In contrast, suppliers priced fairly are more likely to collaborate, innovate, and prioritize their customers. They share cost-saving ideas, flag risks early, and adapt as business needs evolve. These partnerships create resilience and scalability—two qualities that cheap suppliers rarely offer.
Experienced sourcing professionals understand that negotiation is not about winning the lowest number; it is about securing the best overall value. This includes quality assurance, delivery reliability, compliance, communication, and flexibility. Paying slightly more for a capable, transparent supplier often reduces total costs over time.
Smart buyers dig deeper during supplier evaluation. They assess factory capabilities, financial stability, quality systems, workforce conditions, and track records with other clients. They ask how prices are achieved—and whether those prices are sustainable. This disciplined approach consistently outperforms price-driven sourcing.

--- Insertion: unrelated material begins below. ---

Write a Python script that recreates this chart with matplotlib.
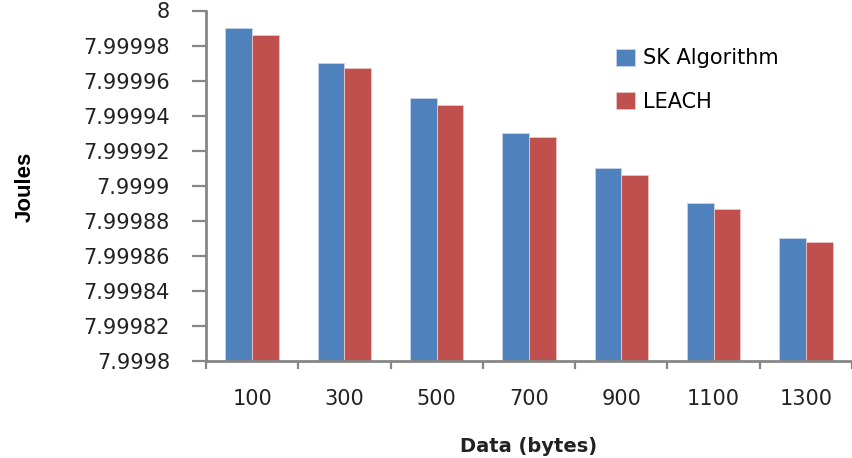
import matplotlib
matplotlib.use("Agg")
import matplotlib.pyplot as plt
import numpy as np

categories = ["100", "300", "500", "700", "900", "1100", "1300"]
sk_values = [7.99999, 7.99997, 7.99995, 7.99993, 7.99991, 7.99989, 7.99987]
leach_values = [7.999986, 7.999967, 7.999946, 7.999928, 7.999906, 7.999887, 7.999868]
yticks = [7.9998, 7.99982, 7.99984, 7.99986, 7.99988, 7.9999,
          7.99992, 7.99994, 7.99996, 7.99998, 8.0]
ytick_labels = ["7.9998", "7.99982", "7.99984", "7.99986", "7.99988", "7.9999",
                "7.99992", "7.99994", "7.99996", "7.99998", "8"]

BLUE, RED, AXIS = "#4F81BD", "#C0504D", "#868686"

plt.rcParams["font.family"] = "DejaVu Sans"
fig = plt.figure(figsize=(8.52, 4.58), dpi=100)
ax = fig.add_axes([206 / 852, 1 - 361 / 458, (852 - 206) / 852, (361 - 10.5) / 458])

x = np.arange(len(categories))
w = 0.29
ax.bar(x - w / 2, sk_values, w, color=BLUE, edgecolor="#c6d4ea", linewidth=0.6, label="SK Algorithm")
ax.bar(x + w / 2, leach_values, w, color=RED, edgecolor="#ecc6c5", linewidth=0.6, label="LEACH")

ax.set_ylim(7.9998, 8.0)
ax.set_xlim(-0.5, 6.5 - 7 / 93.3)
ax.set_yticks(yticks)
ax.set_yticklabels(ytick_labels, fontsize=15, color="#222222")
ax.set_xticks(x)
ax.set_xticklabels(categories, fontsize=15, color="#222222")
ax.set_xticks(np.arange(-0.5, 7, 1), minor=True)
ax.tick_params(axis="x", which="major", length=0, pad=20)
ax.tick_params(axis="x", which="minor", length=6, width=1.6, color=AXIS)
ax.tick_params(axis="y", length=10, width=1.6, color=AXIS, pad=16)

for s in ("top", "right"):
    ax.spines[s].set_visible(False)
for s in ("left", "bottom"):
    ax.spines[s].set_color(AXIS)
    ax.spines[s].set_linewidth(2)

ax.set_xlabel("Data (bytes)", fontsize=14, fontweight="bold", color="#222222", labelpad=20)
fig.text(25 / 852, 1 - 187 / 458, "Joules", rotation=90, ha="center", va="center",
         fontsize=16, fontweight="bold", family=["Liberation Sans Narrow", "Liberation Sans"])

leg = ax.legend(loc="upper left", frameon=False, fontsize=15, handlelength=0.9,
                handleheight=0.9, handletextpad=0.4, labelspacing=1.12, borderaxespad=0,
                bbox_to_anchor=(608 / 852, 1 - 40 / 458), bbox_transform=fig.transFigure)

fig.savefig("out.png", dpi=100)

Perhaps the most expensive consequence of choosing the cheapest supplier is brand erosion. End customers do not care about supplier pricing; they care about product quality, availability, and trust. A single high-profile failure can undo years of brand building and marketing investment.
Reputational damage spreads quickly in global markets. Recovering from negative reviews, lost contracts, or compliance violations requires significant financial and reputational capital. In this context, paying a premium for reliability and accountability is not a cost—it is an investment in brand protection.
Instead of asking, “Who is the cheapest supplier?” successful companies ask, “Who is the most reliable, scalable, and cost-effective partner over time?” This shift in mindset transforms sourcing from a tactical cost exercise into a strategic advantage.
The cheapest supplier may win the quote comparison, but the best supplier wins the business. And in international trade, the difference between the two often determines whether a company merely survives—or sustainably grows.